OBJECTIVE
Take the material below and extract the lines from the one with "Generate a Python" through the one with "import numpy as np", word for word, without pictures.

Data listing:
--------------------------------------------------

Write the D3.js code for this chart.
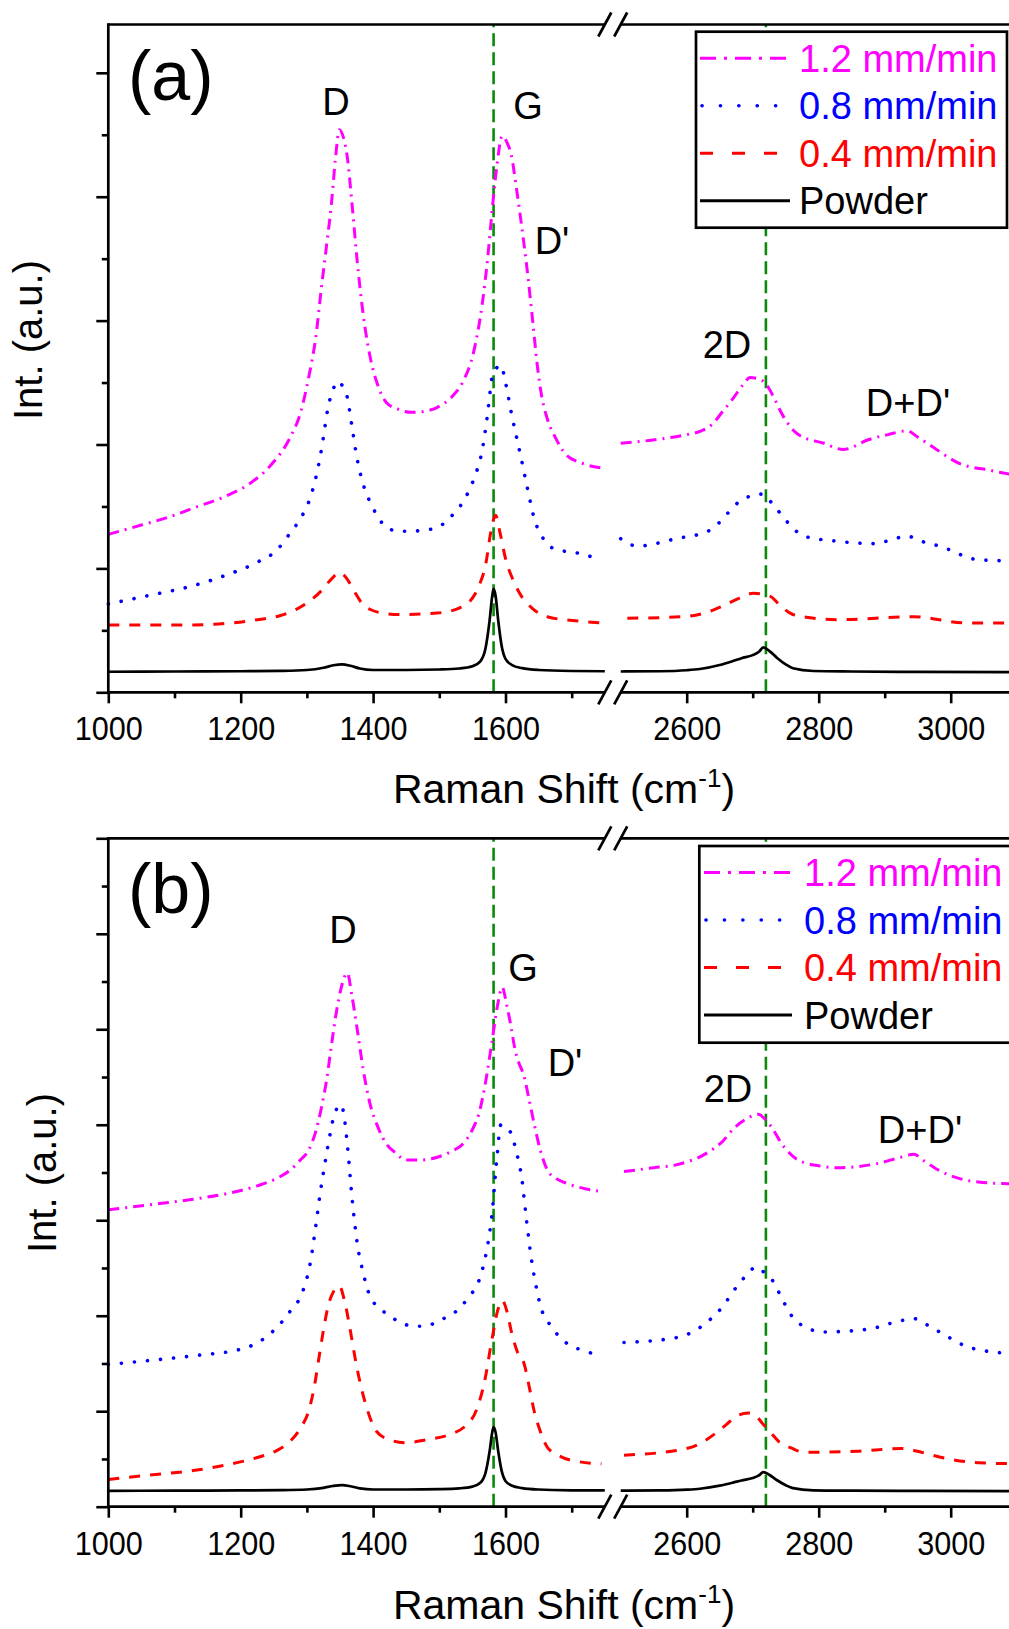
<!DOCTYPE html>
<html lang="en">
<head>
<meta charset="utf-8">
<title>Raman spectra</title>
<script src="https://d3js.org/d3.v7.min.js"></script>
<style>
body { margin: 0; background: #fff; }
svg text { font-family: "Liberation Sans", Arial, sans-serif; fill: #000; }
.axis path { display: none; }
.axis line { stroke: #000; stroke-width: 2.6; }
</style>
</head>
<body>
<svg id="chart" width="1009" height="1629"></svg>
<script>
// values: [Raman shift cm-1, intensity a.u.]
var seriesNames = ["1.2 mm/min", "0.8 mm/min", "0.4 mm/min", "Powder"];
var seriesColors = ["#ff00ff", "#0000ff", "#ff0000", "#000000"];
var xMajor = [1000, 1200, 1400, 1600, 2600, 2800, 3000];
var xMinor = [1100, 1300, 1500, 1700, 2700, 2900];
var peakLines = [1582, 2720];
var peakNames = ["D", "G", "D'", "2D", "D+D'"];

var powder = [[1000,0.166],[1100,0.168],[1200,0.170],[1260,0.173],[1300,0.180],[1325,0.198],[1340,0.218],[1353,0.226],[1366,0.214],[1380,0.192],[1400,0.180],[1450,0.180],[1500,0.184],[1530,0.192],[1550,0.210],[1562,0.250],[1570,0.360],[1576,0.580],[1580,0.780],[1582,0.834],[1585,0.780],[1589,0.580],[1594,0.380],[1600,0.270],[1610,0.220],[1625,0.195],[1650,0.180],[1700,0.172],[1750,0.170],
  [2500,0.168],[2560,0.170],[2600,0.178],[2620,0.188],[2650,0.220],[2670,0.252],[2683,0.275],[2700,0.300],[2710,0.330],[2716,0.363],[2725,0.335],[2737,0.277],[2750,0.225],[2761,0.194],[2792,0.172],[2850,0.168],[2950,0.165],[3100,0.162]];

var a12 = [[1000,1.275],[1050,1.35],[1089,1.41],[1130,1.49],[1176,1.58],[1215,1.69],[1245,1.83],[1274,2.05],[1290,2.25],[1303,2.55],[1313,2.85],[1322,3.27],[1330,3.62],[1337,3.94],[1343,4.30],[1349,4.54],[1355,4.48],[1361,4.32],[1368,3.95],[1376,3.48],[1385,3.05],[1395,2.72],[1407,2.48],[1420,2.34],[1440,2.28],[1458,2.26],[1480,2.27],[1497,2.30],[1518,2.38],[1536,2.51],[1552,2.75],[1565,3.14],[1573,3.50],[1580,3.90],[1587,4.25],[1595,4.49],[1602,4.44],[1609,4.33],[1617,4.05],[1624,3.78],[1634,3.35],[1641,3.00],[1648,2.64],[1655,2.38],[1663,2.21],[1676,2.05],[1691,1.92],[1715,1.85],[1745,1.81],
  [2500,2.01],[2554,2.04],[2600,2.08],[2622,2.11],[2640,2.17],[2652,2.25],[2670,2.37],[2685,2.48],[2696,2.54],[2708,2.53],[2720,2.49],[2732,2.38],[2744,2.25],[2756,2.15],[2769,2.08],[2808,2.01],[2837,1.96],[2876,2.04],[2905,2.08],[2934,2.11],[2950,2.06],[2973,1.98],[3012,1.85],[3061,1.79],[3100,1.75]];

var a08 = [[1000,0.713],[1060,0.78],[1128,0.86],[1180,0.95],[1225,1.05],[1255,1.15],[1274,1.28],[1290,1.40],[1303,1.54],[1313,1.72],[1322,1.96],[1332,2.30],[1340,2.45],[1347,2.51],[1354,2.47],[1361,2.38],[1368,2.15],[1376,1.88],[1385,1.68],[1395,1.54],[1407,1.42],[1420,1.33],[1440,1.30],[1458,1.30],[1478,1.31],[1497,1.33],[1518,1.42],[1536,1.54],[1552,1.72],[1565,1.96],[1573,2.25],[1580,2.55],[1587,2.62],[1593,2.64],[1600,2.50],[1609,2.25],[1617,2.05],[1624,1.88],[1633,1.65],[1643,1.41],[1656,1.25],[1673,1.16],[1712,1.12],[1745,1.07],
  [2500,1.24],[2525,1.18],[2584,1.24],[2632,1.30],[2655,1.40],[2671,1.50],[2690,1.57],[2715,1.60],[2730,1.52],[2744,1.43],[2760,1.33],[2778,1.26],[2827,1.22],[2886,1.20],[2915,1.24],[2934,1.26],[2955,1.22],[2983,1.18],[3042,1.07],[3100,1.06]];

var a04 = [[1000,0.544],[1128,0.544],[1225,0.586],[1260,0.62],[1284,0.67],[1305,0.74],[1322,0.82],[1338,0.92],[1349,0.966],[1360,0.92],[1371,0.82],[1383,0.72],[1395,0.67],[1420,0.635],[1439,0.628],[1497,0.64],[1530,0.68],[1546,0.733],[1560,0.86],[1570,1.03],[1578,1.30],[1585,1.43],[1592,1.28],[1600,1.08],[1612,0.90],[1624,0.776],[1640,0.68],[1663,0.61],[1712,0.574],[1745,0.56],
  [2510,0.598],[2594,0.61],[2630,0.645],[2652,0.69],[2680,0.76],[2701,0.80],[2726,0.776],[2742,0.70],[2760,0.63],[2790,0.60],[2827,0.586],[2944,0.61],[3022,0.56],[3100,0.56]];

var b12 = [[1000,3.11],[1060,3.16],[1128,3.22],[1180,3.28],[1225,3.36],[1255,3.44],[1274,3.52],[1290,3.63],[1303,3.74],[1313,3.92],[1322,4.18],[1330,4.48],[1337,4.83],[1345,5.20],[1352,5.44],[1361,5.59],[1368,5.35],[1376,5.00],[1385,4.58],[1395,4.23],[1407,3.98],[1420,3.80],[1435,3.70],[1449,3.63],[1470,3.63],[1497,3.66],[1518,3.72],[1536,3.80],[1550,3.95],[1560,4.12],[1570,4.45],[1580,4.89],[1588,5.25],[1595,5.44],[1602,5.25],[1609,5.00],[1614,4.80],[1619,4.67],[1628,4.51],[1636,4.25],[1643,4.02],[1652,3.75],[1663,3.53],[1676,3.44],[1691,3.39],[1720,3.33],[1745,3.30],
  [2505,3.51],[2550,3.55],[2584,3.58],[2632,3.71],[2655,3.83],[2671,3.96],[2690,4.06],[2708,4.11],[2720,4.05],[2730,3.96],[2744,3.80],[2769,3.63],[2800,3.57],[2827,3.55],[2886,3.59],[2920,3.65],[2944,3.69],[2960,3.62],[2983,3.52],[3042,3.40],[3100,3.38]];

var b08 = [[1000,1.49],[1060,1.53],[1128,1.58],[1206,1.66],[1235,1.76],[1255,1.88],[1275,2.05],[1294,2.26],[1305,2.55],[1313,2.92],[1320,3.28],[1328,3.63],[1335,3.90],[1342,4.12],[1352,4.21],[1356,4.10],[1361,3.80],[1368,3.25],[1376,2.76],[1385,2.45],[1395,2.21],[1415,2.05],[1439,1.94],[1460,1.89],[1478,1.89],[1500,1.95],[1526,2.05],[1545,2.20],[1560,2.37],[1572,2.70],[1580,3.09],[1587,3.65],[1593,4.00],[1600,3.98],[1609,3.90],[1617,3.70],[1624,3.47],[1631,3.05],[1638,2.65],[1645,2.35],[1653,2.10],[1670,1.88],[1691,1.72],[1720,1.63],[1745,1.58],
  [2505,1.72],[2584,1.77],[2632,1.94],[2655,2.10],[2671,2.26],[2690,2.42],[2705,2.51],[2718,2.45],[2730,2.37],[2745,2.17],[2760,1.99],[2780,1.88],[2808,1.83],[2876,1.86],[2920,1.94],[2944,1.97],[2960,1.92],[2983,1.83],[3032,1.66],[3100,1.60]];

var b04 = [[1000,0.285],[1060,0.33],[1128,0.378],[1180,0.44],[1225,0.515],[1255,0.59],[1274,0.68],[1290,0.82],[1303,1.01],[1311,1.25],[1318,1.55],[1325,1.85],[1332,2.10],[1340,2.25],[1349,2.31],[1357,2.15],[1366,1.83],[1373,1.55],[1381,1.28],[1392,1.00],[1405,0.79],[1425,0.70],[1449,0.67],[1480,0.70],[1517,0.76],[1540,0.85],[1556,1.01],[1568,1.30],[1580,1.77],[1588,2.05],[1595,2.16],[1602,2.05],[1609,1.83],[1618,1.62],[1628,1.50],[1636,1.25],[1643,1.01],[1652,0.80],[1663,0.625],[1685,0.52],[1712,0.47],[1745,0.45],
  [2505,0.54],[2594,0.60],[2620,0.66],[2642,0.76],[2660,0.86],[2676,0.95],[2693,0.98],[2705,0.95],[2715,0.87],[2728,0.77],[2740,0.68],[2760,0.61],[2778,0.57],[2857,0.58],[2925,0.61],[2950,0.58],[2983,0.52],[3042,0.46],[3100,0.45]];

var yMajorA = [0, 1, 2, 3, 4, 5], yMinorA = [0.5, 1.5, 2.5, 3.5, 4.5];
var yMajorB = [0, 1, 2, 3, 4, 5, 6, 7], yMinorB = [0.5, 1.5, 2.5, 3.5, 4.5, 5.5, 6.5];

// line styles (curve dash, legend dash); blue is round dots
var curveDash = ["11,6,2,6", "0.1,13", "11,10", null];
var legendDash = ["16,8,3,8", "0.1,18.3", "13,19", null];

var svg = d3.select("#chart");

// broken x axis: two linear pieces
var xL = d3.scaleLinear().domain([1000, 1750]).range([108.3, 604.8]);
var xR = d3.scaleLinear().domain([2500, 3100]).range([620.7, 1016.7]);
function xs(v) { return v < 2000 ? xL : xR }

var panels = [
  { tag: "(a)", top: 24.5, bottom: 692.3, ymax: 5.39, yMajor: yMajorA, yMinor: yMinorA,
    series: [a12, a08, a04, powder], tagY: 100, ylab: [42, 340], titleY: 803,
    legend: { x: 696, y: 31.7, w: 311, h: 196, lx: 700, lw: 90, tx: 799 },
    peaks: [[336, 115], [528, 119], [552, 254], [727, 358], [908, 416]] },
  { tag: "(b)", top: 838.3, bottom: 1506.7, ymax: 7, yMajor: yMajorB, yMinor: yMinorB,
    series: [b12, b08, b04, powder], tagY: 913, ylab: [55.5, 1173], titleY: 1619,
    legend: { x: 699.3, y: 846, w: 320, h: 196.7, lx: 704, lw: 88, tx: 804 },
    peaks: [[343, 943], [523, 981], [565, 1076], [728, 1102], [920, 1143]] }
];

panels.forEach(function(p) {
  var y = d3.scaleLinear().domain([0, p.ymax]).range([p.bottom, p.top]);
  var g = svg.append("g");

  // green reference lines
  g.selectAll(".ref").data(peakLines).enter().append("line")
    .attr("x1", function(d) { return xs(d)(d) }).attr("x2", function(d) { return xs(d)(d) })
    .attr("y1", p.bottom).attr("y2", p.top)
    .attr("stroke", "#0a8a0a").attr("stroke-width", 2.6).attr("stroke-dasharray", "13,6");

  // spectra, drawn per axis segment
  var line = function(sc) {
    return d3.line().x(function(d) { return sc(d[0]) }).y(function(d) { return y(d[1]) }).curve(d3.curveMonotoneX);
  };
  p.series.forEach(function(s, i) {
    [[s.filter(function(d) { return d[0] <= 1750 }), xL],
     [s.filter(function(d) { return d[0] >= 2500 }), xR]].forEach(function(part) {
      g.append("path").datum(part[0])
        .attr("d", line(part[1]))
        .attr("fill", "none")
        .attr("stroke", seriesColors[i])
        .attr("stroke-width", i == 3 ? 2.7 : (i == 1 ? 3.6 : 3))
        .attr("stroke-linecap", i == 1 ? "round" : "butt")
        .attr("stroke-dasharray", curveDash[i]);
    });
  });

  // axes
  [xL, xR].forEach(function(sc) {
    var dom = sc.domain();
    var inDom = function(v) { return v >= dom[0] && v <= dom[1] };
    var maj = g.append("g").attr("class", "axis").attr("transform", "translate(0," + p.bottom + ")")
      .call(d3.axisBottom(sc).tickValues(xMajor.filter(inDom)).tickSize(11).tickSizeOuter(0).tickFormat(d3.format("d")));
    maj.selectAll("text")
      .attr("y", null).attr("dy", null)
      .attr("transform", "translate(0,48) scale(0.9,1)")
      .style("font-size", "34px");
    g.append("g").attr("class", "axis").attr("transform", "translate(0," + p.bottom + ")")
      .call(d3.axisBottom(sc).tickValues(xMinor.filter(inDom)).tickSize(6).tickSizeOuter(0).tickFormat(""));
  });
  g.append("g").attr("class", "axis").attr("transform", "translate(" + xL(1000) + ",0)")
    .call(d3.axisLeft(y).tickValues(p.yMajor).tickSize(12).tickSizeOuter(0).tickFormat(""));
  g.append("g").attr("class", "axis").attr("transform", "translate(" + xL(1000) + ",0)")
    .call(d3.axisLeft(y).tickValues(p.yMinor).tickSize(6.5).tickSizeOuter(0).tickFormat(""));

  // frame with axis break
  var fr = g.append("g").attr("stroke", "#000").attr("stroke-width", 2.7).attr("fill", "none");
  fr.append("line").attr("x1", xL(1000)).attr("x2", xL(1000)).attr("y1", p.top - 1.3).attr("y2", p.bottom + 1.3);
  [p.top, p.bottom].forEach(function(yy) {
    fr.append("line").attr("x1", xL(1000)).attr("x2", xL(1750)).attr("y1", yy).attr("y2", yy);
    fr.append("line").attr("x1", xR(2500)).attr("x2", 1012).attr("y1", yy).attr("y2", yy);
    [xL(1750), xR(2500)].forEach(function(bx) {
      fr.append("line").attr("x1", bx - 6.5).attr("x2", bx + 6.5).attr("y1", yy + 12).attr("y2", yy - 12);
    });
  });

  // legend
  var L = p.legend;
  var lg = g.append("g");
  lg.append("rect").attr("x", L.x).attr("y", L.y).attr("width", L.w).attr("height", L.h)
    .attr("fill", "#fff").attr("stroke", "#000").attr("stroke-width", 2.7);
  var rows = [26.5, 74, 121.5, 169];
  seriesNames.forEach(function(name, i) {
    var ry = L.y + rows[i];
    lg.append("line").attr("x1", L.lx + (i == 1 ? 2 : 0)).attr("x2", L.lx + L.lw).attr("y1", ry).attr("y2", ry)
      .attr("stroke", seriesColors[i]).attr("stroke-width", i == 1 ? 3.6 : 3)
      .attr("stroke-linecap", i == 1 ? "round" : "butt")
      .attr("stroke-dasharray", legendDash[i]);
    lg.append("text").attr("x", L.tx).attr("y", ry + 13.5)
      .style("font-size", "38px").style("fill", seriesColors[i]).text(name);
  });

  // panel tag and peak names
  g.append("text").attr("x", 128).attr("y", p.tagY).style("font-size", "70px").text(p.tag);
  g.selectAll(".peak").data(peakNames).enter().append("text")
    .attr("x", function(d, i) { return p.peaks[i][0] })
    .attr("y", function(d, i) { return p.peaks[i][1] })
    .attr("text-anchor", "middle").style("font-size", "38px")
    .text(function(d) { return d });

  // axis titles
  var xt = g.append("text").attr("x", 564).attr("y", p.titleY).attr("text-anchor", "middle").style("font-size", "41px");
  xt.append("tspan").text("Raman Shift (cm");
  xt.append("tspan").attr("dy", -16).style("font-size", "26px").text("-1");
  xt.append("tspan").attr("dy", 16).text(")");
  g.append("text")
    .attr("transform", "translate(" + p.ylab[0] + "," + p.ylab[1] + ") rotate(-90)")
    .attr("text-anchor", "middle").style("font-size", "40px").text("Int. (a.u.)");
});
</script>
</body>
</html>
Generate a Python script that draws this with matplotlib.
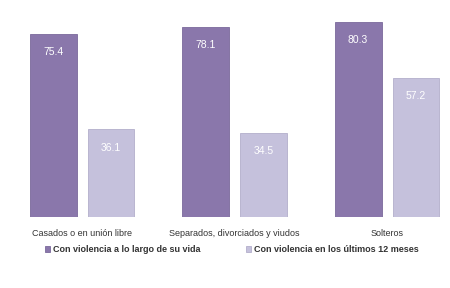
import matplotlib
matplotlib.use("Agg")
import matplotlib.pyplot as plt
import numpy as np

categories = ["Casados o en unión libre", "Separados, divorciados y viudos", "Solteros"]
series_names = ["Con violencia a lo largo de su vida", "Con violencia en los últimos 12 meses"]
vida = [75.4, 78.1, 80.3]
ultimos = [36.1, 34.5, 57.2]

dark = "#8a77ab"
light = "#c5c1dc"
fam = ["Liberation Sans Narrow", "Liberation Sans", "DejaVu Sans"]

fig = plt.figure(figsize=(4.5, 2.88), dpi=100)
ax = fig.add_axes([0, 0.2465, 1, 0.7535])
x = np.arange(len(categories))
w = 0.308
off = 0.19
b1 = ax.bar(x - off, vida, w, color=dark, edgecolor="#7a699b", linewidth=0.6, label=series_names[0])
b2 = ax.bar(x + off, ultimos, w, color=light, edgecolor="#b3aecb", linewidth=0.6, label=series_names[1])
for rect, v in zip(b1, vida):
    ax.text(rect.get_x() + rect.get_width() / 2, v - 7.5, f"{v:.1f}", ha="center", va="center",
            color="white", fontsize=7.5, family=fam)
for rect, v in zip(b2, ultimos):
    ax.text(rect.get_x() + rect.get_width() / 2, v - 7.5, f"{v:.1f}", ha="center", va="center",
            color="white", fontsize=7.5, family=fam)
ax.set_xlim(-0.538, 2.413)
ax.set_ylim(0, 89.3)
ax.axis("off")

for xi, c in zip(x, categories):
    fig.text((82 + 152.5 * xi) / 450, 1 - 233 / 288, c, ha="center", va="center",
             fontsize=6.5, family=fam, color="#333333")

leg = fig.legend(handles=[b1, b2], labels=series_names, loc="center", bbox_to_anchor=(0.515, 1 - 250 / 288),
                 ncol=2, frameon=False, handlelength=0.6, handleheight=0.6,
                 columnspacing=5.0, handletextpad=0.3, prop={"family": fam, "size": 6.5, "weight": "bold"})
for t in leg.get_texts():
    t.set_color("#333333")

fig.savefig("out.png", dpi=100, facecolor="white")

--------------------------------------------------

SOLUTION BELOW
Generate a Python script that draws this with matplotlib.
import matplotlib
matplotlib.use("Agg")
import matplotlib.pyplot as plt
import numpy as np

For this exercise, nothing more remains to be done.